A concise, well-organized menu revolves around regional and cultural themes, cold-pressed juices and quality ingredients. Visitors choose three cocktails from the list. With every seat located along the bar, patrons can interact with Rolfe, who hopes this will lead to deeper and more meaningful relationships.
The cocktail menu is laid out in terms of body — from lightest to heaviest. Rolfe hopes people go in order, but he’s open to whatever makes them happy. Rolfe considers what he calls his “customized cocktail progressions” to be similar to a coursed food menu. “The flavors and the weight of the cocktails around each other really allow you to get an experience unparalleled by traditional bar service.”
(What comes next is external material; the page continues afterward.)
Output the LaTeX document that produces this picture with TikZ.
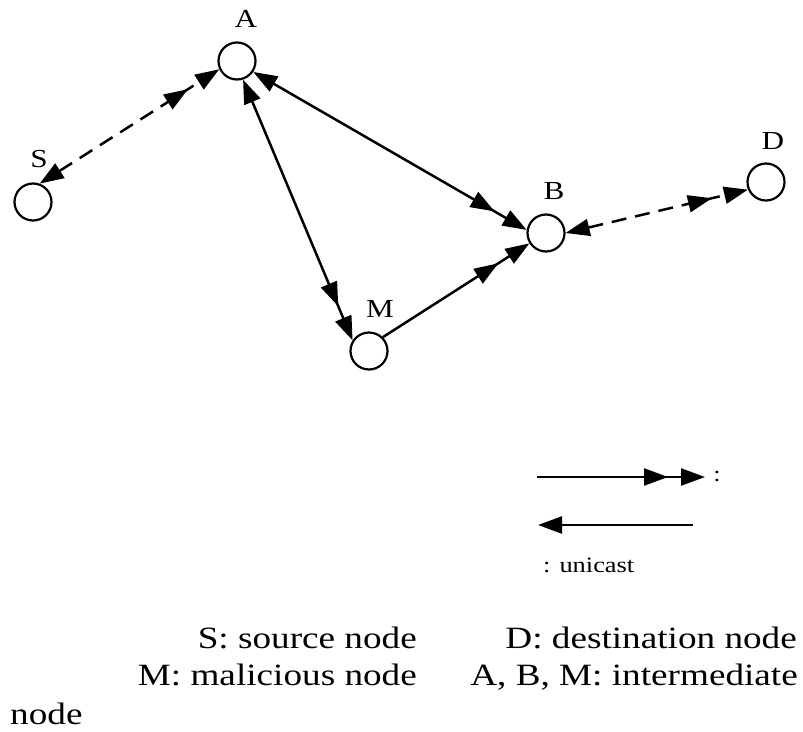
\documentclass[tikz,border=0pt]{standalone}
\usepackage{fontspec}
\setmainfont{Liberation Serif}
\newfontfamily\widefont[FakeStretch=1.2]{Liberation Serif}
\usetikzlibrary{arrows.meta}
\begin{document}
\begin{tikzpicture}[x=1pt,y=-1pt,
  station/.style={circle, draw, line width=2.2pt, minimum size=37pt, inner sep=0pt},
  tag/.style={inner sep=0pt, font=\widefont\fontsize{26}{30}\selectfont},
  caption/.style={inner sep=0pt, font=\widefont\fontsize{31}{37}\selectfont},
  small/.style={inner sep=0pt, font=\widefont\fontsize{22}{26}\selectfont},
  link/.style={line width=2.5pt},
  bcast/.style={link, dash pattern=on 15pt off 9pt},
  one/.style={-{Triangle[length=24pt,width=17pt]}},
  two/.style={-{Triangle[length=24pt,width=17pt,sep=13pt]Triangle[length=24pt,width=17pt]}},
  duo/.style={{Triangle[length=24pt,width=17pt]}-{Triangle[length=24pt,width=17pt,sep=13pt]Triangle[length=24pt,width=17pt]}}
]
\useasboundingbox (0,0) rectangle (803,731);

% stations
\node[station] (A) at (237,61) {};
\node[station] (S) at (33,202) {};
\node[station] (B) at (546,233) {};
\node[station] (D) at (766,182) {};
\node[station] (M) at (369,351) {};

\node[tag] (lA) at (246,19) {A};
\node[tag] (lS) at (39,159) {S};
\node[tag] (lB) at (554,191) {B};
\node[tag] (lD) at (773,141) {D};
\node[tag] (lM) at (380,309) {M};

% links
\draw[bcast, duo] (S.70) -- (A.205);
\draw[link, duo] (A.326) -- (B.171);
\draw[link, duo] (A.288) -- (M.147);
\draw[link, two] (M.45) -- (B.212);
\draw[bcast, duo] (B.0) -- (D.203);

% legend
\coordinate (k1a) at (537,477);
\coordinate (k1b) at (705,477);
\draw[link, two] (k1a) -- (k1b);
\node[small] (k1t) at (717,476) {:};
\coordinate (k2a) at (693,525);
\coordinate (k2b) at (538,525);
\draw[link, one] (k2a) -- (k2b);
\node[small, anchor=base west] (k2t) at (543,572) {:\hspace{9pt}unicast};

% caption
\node[caption, anchor=base east] (c1) at (417,648) {S: source node};
\node[caption, anchor=base east] (c2) at (797,648) {D: destination node};
\node[caption, anchor=base east] (c3) at (417,685) {M: malicious node};
\node[caption, anchor=base east] (c4) at (798,685) {A, B, M: intermediate};
\node[caption, anchor=base west] (c5) at (10,724) {node};
\end{tikzpicture}
\end{document}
His first menu, which is Italian, starts the Explosione di Zenzero, a citrus cocktail with Hendrix gin, raw Caldonia honey from a Vermont farm, cold-pressed ginger juice, lime juice, and cucumber. It’s the lightest cocktail on the menu. From there, the menu progresses to a mid-bodied section bright with fresh-pressed fruit juices. Final sips include coffee-based cocktails, like a frothy espresso martini topped with coffee beans.
Rolfe considers a visit to Farmacia to be a before or after-dinner option, where you may go as a substitute for an appetizer or dessert course. “You come in and drink for an hour and take off,” he says.
If someone can’t find something they like on the menu, Rolfe is there to make something else from the hundreds of options he can whip up off-menu. It’s part of developing a deeper relationship with a patron.
“I want it to be the antithesis of the experience where you walk into a bar, you sit down, they give you a menu, you ask about the menu, they don’t know, you order something, you don’t like it, you don’t talk about it because you feel bad.” He definitely doesn’t want anyone to feel bad if they don’t like something. After all, while there’s an idea of a perfectly balanced cocktail, what Rolfe knows from his wine experience is that what is “perfectly balanced to one guest is not perfectly balanced to another guest.” He can adjust cocktails so that they are perfectly balanced for any given person.
Farmacia will also offer a rotating menu of housemade bar snacks to accompany the cocktail program as palate cleansers.
The Italian menu includes fancy, nine-spice roasted mixed nuts; a white bean puree with raw garlic, olive oil, rosemary, and basil; pistachio gelato; and some other treats as well.
“I thought it was important to start with Italian. That’s the expectation anyways — and it’s familiar for the neighborhood.”
The menu will rotate about every 12 weeks — and he’ll pull inspiration from places, themes, ingredients that are intriguing him at the moment.
Conceptually, the food and drink offerings will change together, but Rolfe says that he isn’t trying to pair the food and cocktails. “But there’s a linear cohesive connection between the two. They are Italian-inspired and draw from the same flavors.”
“I just want people to realize that it is possible to get exceptional service and bespoke cocktails in an intimate environment without knowing a password or going in some unmarked door. My only gimmick is starting with the best product, and really listening to what you want.”
Opening hours are Wednesday through Saturday from 5 p.m. through midnight. It is located at 5 North Square, Boston.